Eat the Press gets a valuable Radar exclusive: The cover of the new mag (coming February 13th) and an excerpt from Maer Roshan's editor's letter. Maer reflects on the perceived folly of re-entering a market that is generally assumed to be dying - a market in which he has failed twice previously - and offers a passionate defense of what seems to be an incredibly quixotic venture, considering the earlier editions of Radar, both of which, you might remember, folded. Maer's thoughts follow:
"Who needs another magazine?"
That's the question I was often asked as I wandered around University Place in my tattered robe, fat tears streaming down my face as I tried to rustle up funding from anyone who had more money than sense. I started Radar four years ago because I believed that Spy had been gone long enough that I could probably get away with putting out a pale retread. Also, what with Talk having tanked, I had plenty of time on my hands. After five issues and a few bumps and scrapes, I still do. Whatever they're saying this week about the demise of print, I think great magazines of the kind Radar aspires to be are essential as ever. I mean, have you looked at the numbers on the Spy book? Not too shabby!
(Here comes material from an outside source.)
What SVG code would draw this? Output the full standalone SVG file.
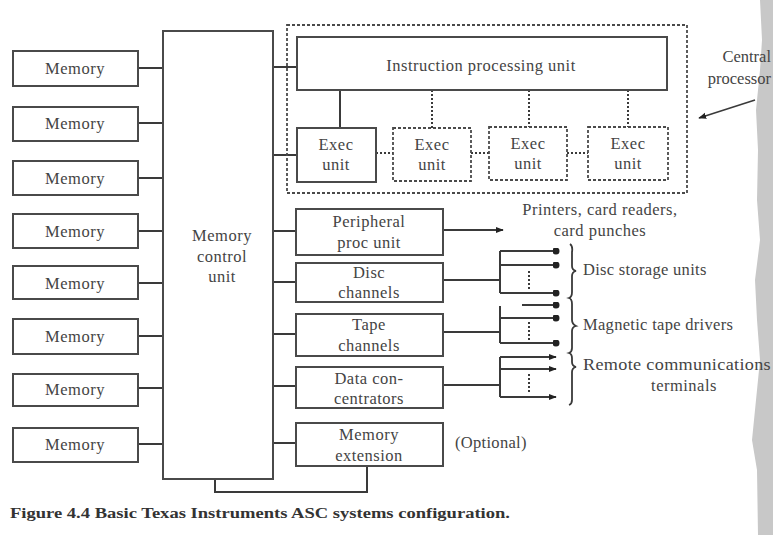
<svg xmlns="http://www.w3.org/2000/svg" width="773" height="535" viewBox="0 0 773 535">
<defs>
<style>
.box{fill:#fff;stroke:#4a4a4a;stroke-width:2}
.dbox{fill:#fff;stroke:#4a4a4a;stroke-width:1.8;stroke-dasharray:3 2}
.ln{fill:none;stroke:#3a3a3a;stroke-width:2}
.dl{fill:none;stroke:#3a3a3a;stroke-width:2;stroke-dasharray:2 2}
.t{font-family:"Liberation Serif","Times New Roman",serif;font-size:16.5px;fill:#444;text-anchor:middle;letter-spacing:0.5px}
.tl{font-family:"Liberation Serif","Times New Roman",serif;font-size:16.5px;fill:#444;letter-spacing:0.3px}
.te{font-family:"Liberation Serif","Times New Roman",serif;font-size:16.5px;fill:#444;text-anchor:end}
.cap{font-family:"Liberation Serif","Times New Roman",serif;font-size:14.5px;font-weight:bold;fill:#333}
</style>
<marker id="ah" viewBox="0 0 10 10" refX="9" refY="5" markerWidth="8" markerHeight="8" orient="auto" markerUnits="userSpaceOnUse"><path d="M0,1 L10,5 L0,9 z" fill="#222"/></marker>
<marker id="dt" viewBox="0 0 10 10" refX="5" refY="5" markerWidth="7" markerHeight="7" markerUnits="userSpaceOnUse"><circle cx="5" cy="5" r="5" fill="#222"/></marker>
</defs>
<rect width="773" height="535" fill="#fff"/>
<path d="M760,0H773V535H758L757,470L752,440L756,400L760,360L757,320L755,280L760,240L757,200L758,150L756,110L760,70L762,40z" fill="#c8c8c8"/>

<g id="connectors">
<path class="ln" d="M138,68H163M138,123H163M138,178H163M138,231H163M138,283H163M138,336H163M138,388H163M138,444H163"/>
<path class="ln" d="M273,67H297M273,155H297M273,231H296M273,282H296M273,334H296M273,386H296M273,443H296"/>
<path class="ln" d="M215,479V492H367V466"/>
<path class="ln" d="M340,90V128"/>
<path class="dl" d="M432,90V128M529,90V128M628,90V127"/>
<path class="dl" d="M376,153H393M471,153H489M567,153H588"/>
<path class="ln" d="M443,230H503" marker-end="url(#ah)"/>
<!-- disc -->
<path class="ln" d="M443,280H500M500,251V293"/>
<path class="ln" d="M500,251H556" marker-end="url(#dt)"/>
<path class="ln" d="M500,265H556" marker-end="url(#dt)"/>
<path class="ln" d="M500,293H556" marker-end="url(#dt)"/>
<path class="dl" d="M529,271V291"/>
<!-- tape -->
<path class="ln" d="M443,332H500M500,306V343"/>
<path class="ln" d="M522,305H556" marker-end="url(#dt)"/>
<path class="ln" d="M500,318H556" marker-end="url(#dt)"/>
<path class="ln" d="M500,343H556" marker-end="url(#dt)"/>
<path class="dl" d="M529,322V341"/>
<!-- data -->
<path class="ln" d="M443,385H500M500,357V397"/>
<path class="ln" d="M500,357H556" marker-end="url(#ah)"/>
<path class="ln" d="M500,369H556" marker-end="url(#ah)"/>
<path class="ln" d="M500,397H556" marker-end="url(#ah)"/>
<path class="dl" d="M529,374V394"/>
<!-- braces -->
<path class="ln" style="stroke-width:1.8" d="M570,244Q573,246 572,252V266Q572,270 576,271Q572,272 572,276V292Q572,297 569,298Q572,299 572,304V320Q572,324 576,326Q572,327 572,331V348Q572,352 569,353Q572,354 572,358V362Q572,366 576,367Q572,368 572,372V400Q572,404 569,405"/>
<path class="ln" style="stroke-width:1.6" d="M755,100L699,118" marker-end="url(#ah)"/>
</g>

<g id="mem1"><rect class="box" x="13" y="51" width="125" height="35"/><text class="t" x="75" y="74">Memory</text></g>
<g id="mem2"><rect class="box" x="13" y="107" width="125" height="34"/><text class="t" x="75" y="129">Memory</text></g>
<g id="mem3"><rect class="box" x="13" y="161" width="125" height="34"/><text class="t" x="75" y="184">Memory</text></g>
<g id="mem4"><rect class="box" x="13" y="214" width="125" height="34"/><text class="t" x="75" y="237">Memory</text></g>
<g id="mem5"><rect class="box" x="13" y="266" width="125" height="33"/><text class="t" x="75" y="289">Memory</text></g>
<g id="mem6"><rect class="box" x="13" y="319" width="125" height="35"/><text class="t" x="75" y="342">Memory</text></g>
<g id="mem7"><rect class="box" x="13" y="374" width="125" height="32"/><text class="t" x="75" y="395">Memory</text></g>
<g id="mem8"><rect class="box" x="13" y="428" width="125" height="34"/><text class="t" x="75" y="450">Memory</text></g>

<g id="mcu"><rect class="box" x="163" y="31" width="110" height="448"/>
<text class="t" x="222" y="241">Memory</text><text class="t" x="222" y="262">control</text><text class="t" x="222" y="282">unit</text></g>

<g id="cpu"><rect class="dbox" x="287" y="25" width="400" height="168" style="fill:none"/></g>
<g id="ipu"><rect class="box" x="297" y="37" width="370" height="53"/><text class="t" x="481" y="71">Instruction processing unit</text></g>
<g id="exec1"><rect class="box" x="297" y="128" width="79" height="54"/><text class="t" x="336" y="150">Exec</text><text class="t" x="336" y="170">unit</text></g>
<g id="exec2"><rect class="dbox" x="393" y="128" width="78" height="53"/><text class="t" x="432" y="150">Exec</text><text class="t" x="432" y="170">unit</text></g>
<g id="exec3"><rect class="dbox" x="489" y="127" width="78" height="53"/><text class="t" x="528" y="149">Exec</text><text class="t" x="528" y="169">unit</text></g>
<g id="exec4"><rect class="dbox" x="588" y="127" width="80" height="53"/><text class="t" x="628" y="149">Exec</text><text class="t" x="628" y="169">unit</text></g>

<g id="ppu"><rect class="box" x="296" y="209" width="147" height="46"/><text class="t" x="369" y="227">Peripheral</text><text class="t" x="369" y="248">proc unit</text></g>
<g id="disc"><rect class="box" x="296" y="263" width="147" height="39"/><text class="t" x="369" y="278">Disc</text><text class="t" x="369" y="298">channels</text></g>
<g id="tape"><rect class="box" x="296" y="314" width="147" height="42"/><text class="t" x="369" y="330">Tape</text><text class="t" x="369" y="351">channels</text></g>
<g id="datacon"><rect class="box" x="296" y="367" width="147" height="41"/><text class="t" x="369" y="384">Data con-</text><text class="t" x="369" y="404">centrators</text></g>
<g id="memext"><rect class="box" x="296" y="423" width="147" height="43"/><text class="t" x="369" y="440">Memory</text><text class="t" x="369" y="461">extension</text></g>

<g id="labels">
<text class="t" x="600" y="215">Printers, card readers,</text>
<text class="t" x="600" y="236">card punches</text>
<text class="tl" x="583" y="275">Disc storage units</text>
<text class="tl" x="583" y="330">Magnetic tape drivers</text>
<text class="tl" x="583" y="370" textLength="188" lengthAdjust="spacingAndGlyphs">Remote communications</text>
<text class="t" x="684" y="391">terminals</text>
<text class="tl" x="455" y="448">(Optional)</text>
<text class="te" x="771" y="62">Central</text>
<text class="te" x="771" y="84">processor</text>
</g>

<text class="cap" x="10" y="518" textLength="500" lengthAdjust="spacingAndGlyphs">Figure 4.4  Basic Texas Instruments ASC systems configuration.</text>
</svg>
Certainly it would be more economical to hire pajama-clad post-collegiates to snarkily blog on content produced by others. And, sure, that's what we do on our website, radaronline.com, which launched last September, now draws more than a million visitors a month and breaks news every day, some of which isn't even the result of a Google search or a celebrity web sighting. But if your mission is to break new ground, dispatching actual reporters and photographers to cover actual stories still has an essential power. When we put together hard-hitting pieces like "Is Your Baby Gay," we're following in a grand tradition of reportage that includes John Hersey's "Hiroshima" and David Amsden's "Not Tonight, Honey. I'm Logging On." Let's see you top that, snarky grads.
While there's something undeniably thrilling about responding to news as it happens, there's also much to be said for taking your time. Those toxic bachelors we write about? We had to call all of them, and many of their friends. Sometimes we got their voice mail and had to call back. In one instance, we had a guy who was incredibly hard to reach, and we had to go through a complicated series of e-mails and faxes before we were - well, you get the point. With magazines you don't get second chances (haha, get it?), which compels a more thoughtful and nuanced approach. I'm proud that we're able to let the world know that Colin Farrell is kind of a dick. Please join us on this journey. Seriously, PLEASE. I got nowhere else to go! I got nowhere else to go.